There are several different outcomes that can arise after a worker suffers a disabling work injury in Illinois. With respect to future work, the most prevalent outcome for those who suffer a serious injury is to stay out of work under a doctor's care until the doctor releases the individual to go back to work. During the period of disability, the worker collects workers' compensation benefits without regard to who caused the accident.
The benefits include payment for lost wages based on a statewide statutory formula and payment of all reasonable medical expenses necessary to treat the person. An injured worker who suffers a less severe injury may return to work much sooner, either with or without restrictions. If the injury did not fully incapacitate the individual, he or she may return to work with a treating physician's specified restrictions. This may mean, for example, that the worker will not be allowed to lift more than a certain number of pounds.
Another option sometimes made available is to return under light duty. The employer may decide to put the worker on another job that does not involve the same physical demands as the worker's normal job. This can be a temporary or permanent transfer. The path that an injured worker follows after suffering a workplace injury depends largely on the medical records and, above all, on the medical opinion expressed in writing by the treating physician.

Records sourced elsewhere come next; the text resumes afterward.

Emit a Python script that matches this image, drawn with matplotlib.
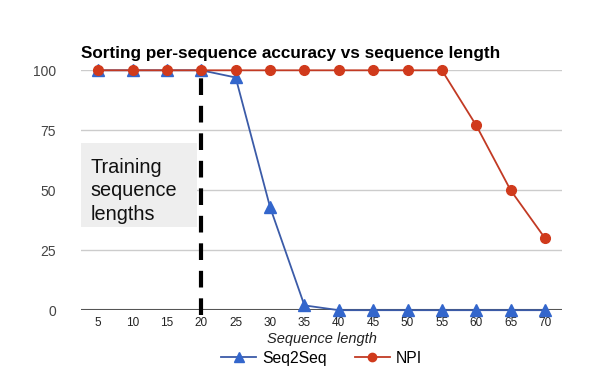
import matplotlib
matplotlib.use('Agg')
import matplotlib.pyplot as plt
from matplotlib.patches import Rectangle
from matplotlib.lines import Line2D

plt.rcParams['font.family'] = ['Liberation Sans', 'DejaVu Sans']

lengths = [5, 10, 15, 20, 25, 30, 35, 40, 45, 50, 55, 60, 65, 70]
seq2seq = [100, 100, 100, 100, 97, 43, 2, 0, 0, 0, 0, 0, 0, 0]
npi = [100, 100, 100, 100, 100, 100, 100, 100, 100, 100, 100, 77, 50, 30]
y_ticks = [0, 25, 50, 75, 100]
train_max = 20

blue = '#3366cc'
blue_line = '#3b5ba8'
red = '#d03a1c'
red_line = '#c23a24'

fig = plt.figure(figsize=(6, 3.82), dpi=100)
ax = fig.add_axes([0.135, 0.188, 0.802, 0.628])

xs = list(range(len(lengths)))

# grid and baseline
for t in y_ticks[1:]:
    ax.axhline(t, color='#cccccc', lw=1, zorder=0)
ax.axhline(0, color='#555555', lw=1.5, zorder=1)

ax.plot(xs, seq2seq, color=blue_line, marker='^', markersize=8.5, mfc=blue, mec=blue,
        lw=1.3, zorder=3, clip_on=False)
ax.plot(xs, npi, color=red_line, marker='o', markersize=7, mfc=red, mec=red,
        lw=1.3, zorder=4, clip_on=False)

# training boundary
ti = lengths.index(train_max)
ax.plot([ti, ti], [-2, 99], color='black', lw=3, dashes=(4, 2.6), zorder=5, clip_on=False)

# training label box
ax.add_patch(Rectangle((-0.5, 34.5), 3.38, 35, facecolor='#eeeeee', edgecolor='none', zorder=2))
ax.text(-0.22, 49.8, 'Training\nsequence\nlengths', fontsize=14.3, va='center', ha='left',
        linespacing=1.3, color='#111111', zorder=6)

ax.set_xlim(-0.5, len(lengths) - 0.5)
ax.set_ylim(0, 100)
ax.set_xticks(xs)
ax.set_xticklabels([str(v) for v in lengths], fontsize=8.5, color='#222222')
ax.set_yticks(y_ticks)
ax.set_yticklabels([str(v) for v in y_ticks], fontsize=10, color='#444444')
ax.tick_params(length=0, pad=5)
ax.tick_params(axis='y', pad=18)
for s in ax.spines.values():
    s.set_visible(False)

ax.set_xlabel('Sequence length', fontsize=10.5, style='italic', color='#222222', labelpad=2)
fig.text(0.135, 0.84, 'Sorting per-sequence accuracy vs sequence length', fontsize=12.3,
         fontweight='bold', ha='left', va='bottom')

handles = [
    Line2D([], [], color=blue_line, lw=1.3, marker='^', markersize=7, mfc=blue, mec=blue),
    Line2D([], [], color=red_line, lw=1.3, marker='o', markersize=6, mfc=red, mec=red),
]
ax.legend(handles, ['Seq2Seq', 'NPI'], loc='upper center', bbox_to_anchor=(0.5, -0.11),
          ncol=2, frameon=False, fontsize=11.3, handlelength=2.2, columnspacing=1.8,
          handletextpad=0.4)

fig.savefig('out.png', dpi=100)
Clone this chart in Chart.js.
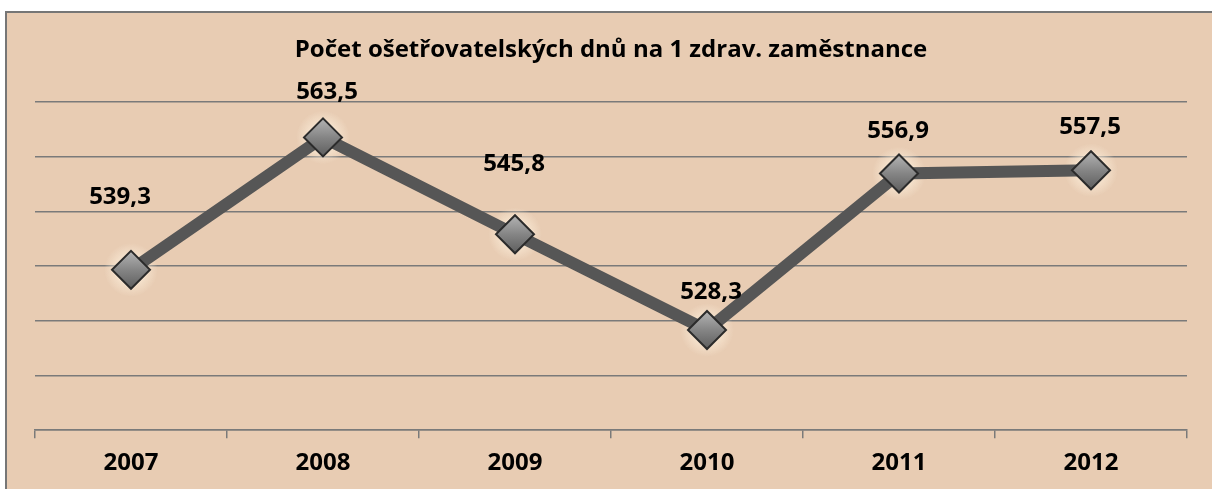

It is therefore important for the injured worker to follow precisely the treatment regimen set forth by the doctor and to be responsive to all of the doctor's orders. Sometimes, the employer and/or its workers' compensation insurer do not agree with the treating physician's determination that the worker is still disabled or that special restrictions are still necessary. If that kind of conflict arises, the worker will be well-advised to immediately consult with an Illinois attorney who is experienced in handling compensation claims on behalf of those who are injured at work.